Together with DKP, she cut three discs under the Columbia label, all the songs having been composed and tuned by Vai.Mu.Ko. “She also cut three solo discs,” says grandson Venkatakrishnan. M.S and Bangalore Nagaratanammal were among the many musicians who sang in Vai.Mu.Ko's house.

“When All India Radio was started in 1938, Rajaji asked my grandmother to sing the prayer, and that was the first ‘singing’ voice heard on the radio,” says Narasimhan. “Later grandmother did many radio programmes, with my mother and sister Vijayalakshmi.”

Upon Gandhiji's death, she started the Mahatmaji Seva Sangam at North Tank Street, Triplicane, and here girls were taught music, dance, public speaking and Hindi. She organised concerts and lectures at the sangam.

Vai Mu.Ko was also on the Film Censor Board for 10 years. “She had censored a scene in the film, ‘Adhrishtam’. But when the film was released, she found that the scene had been sneaked in. Furious, she ensured that the scene was cut, and also asked agents of Jaganmohini in other towns to check,” says Narasimhan.

On Vai. Mu. Ko’s books and where to find them, Venkatakrishnan says, “Some years ago, I saw at least 72 issues of Jaganmohini and 65 of grandmother's novels in the Calcutta Central library.
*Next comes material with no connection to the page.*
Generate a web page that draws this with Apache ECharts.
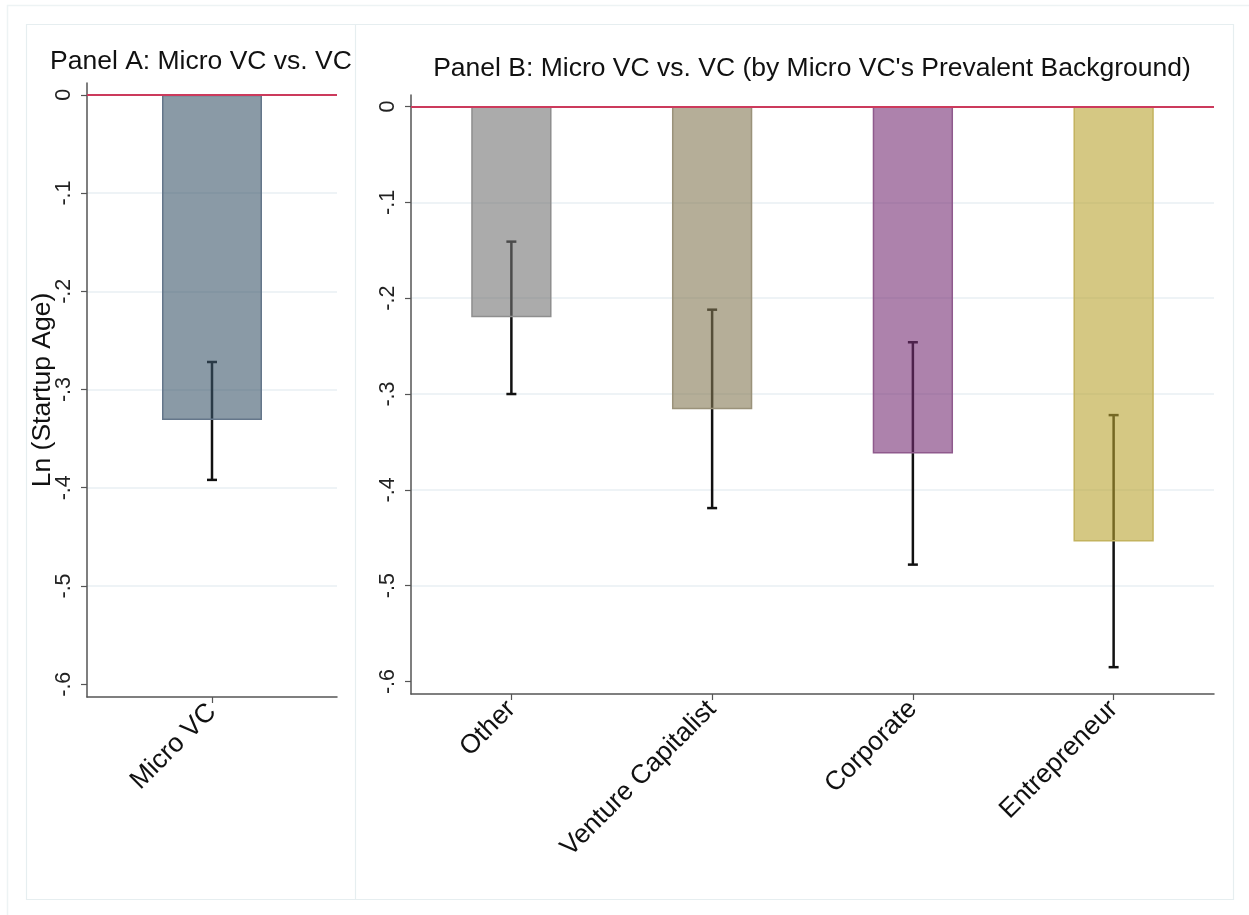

I don't know if they still have the books.”

“Such was the magazine’s popularity, that in 1962, three years after it closed down, and two years after grandmother's death, a letter that had no address, except the words ‘Jaganmohini, Madras,’ was delivered at our house!” adds Venkatakrishnan.

There is a small board outside the family’s ancestral house in Triplicane, Chennai, which says ‘Jaganmohini,’ the only vestige of a once popular magazine, which had been published uninterruptedly for 35 years.